Baldwin for its full consideration is admitted. It was presented to Assistant Quartermaster Plummer, and he declined payment for want of funds. He says, in terms, "Had I been in funds when the bill of exchange was first presented, it would have been promptly paid." After all these occurrences had taken place, Arthur McGill, it appears, instituted a suit at Cedar Keys against Worth, in which an attachment was issued against the funds of the latter in the hands of Assistant Quartermaster Plummer, and he was summoned as garnishee. Upon this proceeding he refused to pay the bill of exchange held by Doctor Baldwin, and still refuses.

I am of opinion, in this state of facts, that the attachment did not operate on the funds in his (Assistant Quartermaster Plummer's) hands, upon which the bill was drawn; and that the same ought to have been, and now should be, paid to Doctor Baldwin.

Should you communicate this opinion to Assistant Quartermaster Plummer, it will be proper to guard against the inference that, by so doing, the department considers the United States in any way concerned in the transaction, or answerable for any damages arising or accruing to either party.

To the SECRETARY OF WAR.

H. D. GILPIN.

RIGHT OF PURCHASER OF THE AMISTAD TO A REGISTER.

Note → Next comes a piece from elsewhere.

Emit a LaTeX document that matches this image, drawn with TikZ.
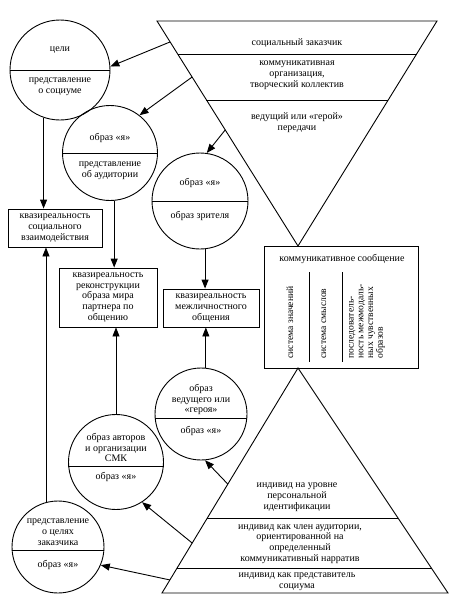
\documentclass[tikz,border=0pt]{standalone}
\usepackage{fontspec}
\setmainfont{Liberation Serif}
\usetikzlibrary{arrows.meta,calc}

\begin{document}
\begin{tikzpicture}[x=1pt,y=-1pt,line width=0.9pt,
	arr/.style={-{Triangle[length=9pt,width=7pt]}},
	circ/.style={draw,circle,inner sep=0pt},
	box/.style={draw,rectangle,align=center,inner sep=2pt,font=\fontsize{10}{10.8}\selectfont},
	txt/.style={align=center,inner sep=0pt,font=\fontsize{10}{10.8}\selectfont},
	vtxt/.style={rotate=90,anchor=west,align=left,inner sep=0pt,font=\fontsize{9.6}{9.7}\selectfont}]

	\useasboundingbox (0,0) rectangle (452,606);

	% upper triangle
	\coordinate (tl) at (157,21);
	\coordinate (tr) at (437,21);
	\coordinate (ta) at (298,246);
	\draw (tl) -- (tr) -- (ta) -- cycle;
	\draw ($(tl)!0.147!(ta)$) -- ($(tr)!0.147!(ta)$);
	\draw ($(tl)!0.351!(ta)$) -- ($(tr)!0.351!(ta)$);
	\node[txt] (client) at (297,43) {социальный заказчик};
	\node[txt] (team) at (297,75) {коммуникативная\\организация,\\творческий коллектив};
	\node[txt] (host) at (297,123) {ведущий или «герой»\\передачи};
	\coordinate (t1) at ($(tl)!0.093!(ta)$);
	\coordinate (t2) at ($(tl)!0.249!(ta)$);
	\coordinate (t3) at ($(tl)!0.484!(ta)$);

	% lower triangle
	\coordinate (ba) at (298,368);
	\coordinate (bl) at (162,593);
	\coordinate (br) at (448,593);
	\draw (ba) -- (br) -- (bl) -- cycle;
	\draw ($(ba)!0.667!(bl)$) -- ($(ba)!0.667!(br)$);
	\draw ($(ba)!0.893!(bl)$) -- ($(ba)!0.893!(br)$);
	\node[txt] (person) at (297,497.5) {индивид на уровне\\персональной\\идентификации};
	\node[txt] (member) at (300,544) {индивид как член аудитории,\\ориентированной на\\определенный\\коммуникативный нарратив};
	\node[txt] (society) at (297,582) {индивид как представитель\\социума};
	\coordinate (b1) at ($(ba)!0.516!(bl)$);
	\coordinate (b2) at ($(ba)!0.778!(bl)$);
	\coordinate (b3) at ($(ba)!0.942!(bl)$);

	% message
	\node[draw,minimum width=154pt,minimum height=122pt,inner sep=0pt] (msg) at (341,307) {};
	\node[txt] (msgT) at (342,259) {коммуникативное сообщение};
	\draw (309,272) -- (309,362);
	\draw (342,272) -- (342,362);
	\node[vtxt] (meanings) at (290,359) {система значений};
	\node[vtxt] (senses) at (324,359) {система смыслов};
	\node[vtxt] (images) at (367,359) {последователь-\\ность межмодаль-\\ных чувственных\\образов};

	% circles
	\node[circ,minimum size=100pt] (goals) at (60,70) {};
	\draw (goals.west) -- (goals.east);
	\node[txt] (goalsA) at (60,50) {цели};
	\node[txt] (goalsB) at (60,87) {представление\\о социуме};

	\node[circ,minimum size=95pt] (aud) at (110,153) {};
	\draw (aud.west) -- (aud.east);
	\node[txt] (audA) at (110,138) {образ «я»};
	\node[txt] (audB) at (110,171) {представление\\об аудитории};

	\node[circ,minimum size=96pt] (viewer) at (200,201) {};
	\draw (viewer.west) -- (viewer.east);
	\node[txt] (viewerA) at (200,183) {образ «я»};
	\node[txt] (viewerB) at (200,216) {образ зрителя};

	\node[circ,minimum size=92pt] (hero) at (201,414) {};
	\draw (hero.185) -- (hero.-5);
	\node[txt] (heroA) at (201,399.5) {образ\\ведущего или\\«героя»};
	\node[txt] (heroB) at (201,431) {образ «я»};

	\node[circ,minimum size=95pt] (smk) at (116,462) {};
	\draw (smk.185) -- (smk.-5);
	\node[txt] (smkA) at (116,447.5) {образ авторов\\и организации\\СМК};
	\node[txt] (smkB) at (116,477) {образ «я»};

	\node[circ,minimum size=92pt] (aims) at (58,547) {};
	\draw (aims.184) -- (aims.-4);
	\node[txt] (aimsA) at (58,532) {представление\\о целях\\заказчика};
	\node[txt] (aimsB) at (58,565) {образ «я»};

	% quasi-realities
	\node[box,minimum width=94pt,minimum height=38pt] (social) at (55,228) {квазиреальность\\социального\\взаимодействия};
	\node[box,minimum width=98pt,minimum height=59pt] (partner) at (108,297.5) {квазиреальность\\реконструкции\\образа мира\\партнера по\\общению};
	\node[box,minimum width=96pt,minimum height=38pt] (inter) at (211,308) {квазиреальность\\межличностного\\общения};

	% arrows
	\draw[arr] (t1) -- (goals.4);
	\draw[arr] (t2) -- (aud.52);
	\draw[arr] (t3) -- (viewer.82);
	\draw[arr] (b1) -- (hero.-85);
	\draw[arr] (b2) -- (smk.-57);
	\draw[arr] (b3) -- (aims.-23);

	\draw[arr] (goals.-109) -- (goals.-109 |- social.north);
	\draw[arr] (aud.-85) -- (aud.-85 |- partner.north);
	\draw[arr] (viewer.-84) -- (viewer.-84 |- inter.north);
	\draw[arr] (aims.105) -- (aims.105 |- social.south);
	\draw[arr] (smk.north) -- (smk.north |- partner.south);
	\draw[arr] (hero.84) -- (hero.84 |- inter.south);
\end{tikzpicture}
\end{document}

The Spanish schooner Amistad having been condemned (not for any breach of the laws of the United States,) and sold by order of the district court of the United States for the State of Connecticut, and the purchaser having applied for a register-DECIDED, that he is not entitled to a register, but that documents showing the order of sale, its execution by the proper officer of the United States, and the purchase and title of the present owr.er, ought to be issued to him.

ATTORNEY GENERAL'S OFFICE,

December 14, 1840.

SIR: I had the honor to receive your letter of the 8th instant, enclosing several documents from the Comptroller of the Treasury, and inquiring whether, under the provisions of the second section of the act of 31st December, 1792, a register and other papers can be granted to the purchaser of the Spanish schooner Amistad, which was, it is stated, lately sold under a decree of the district court of the United States in Connecticut.

As there is no transcript of the decree or sentence of the court, of the order and terms of sale, or of the marshal's return, nor any report of them from that officer, or the district attorney, among the papers sent me, I am unable to ascertain what were the grounds of the decree against the vessel, and the nature of the sentence. It appears, however, to be certain that she was not "adjudged to be forfeited for a breach of the laws of the United States," and that an appeal from the decree against her by the district court, for whatever cause it was given, is yet pending and undecided. "An appeal," say the Supreme Court, in the case of Yeaton vs. the United States, (5 Cranch, 280,) "supersedes the sentence altogether; it is not res adjudicata till the final sentence of the appellate court; it is lawful to allege what was not before alleged, and to prove what was not before proved."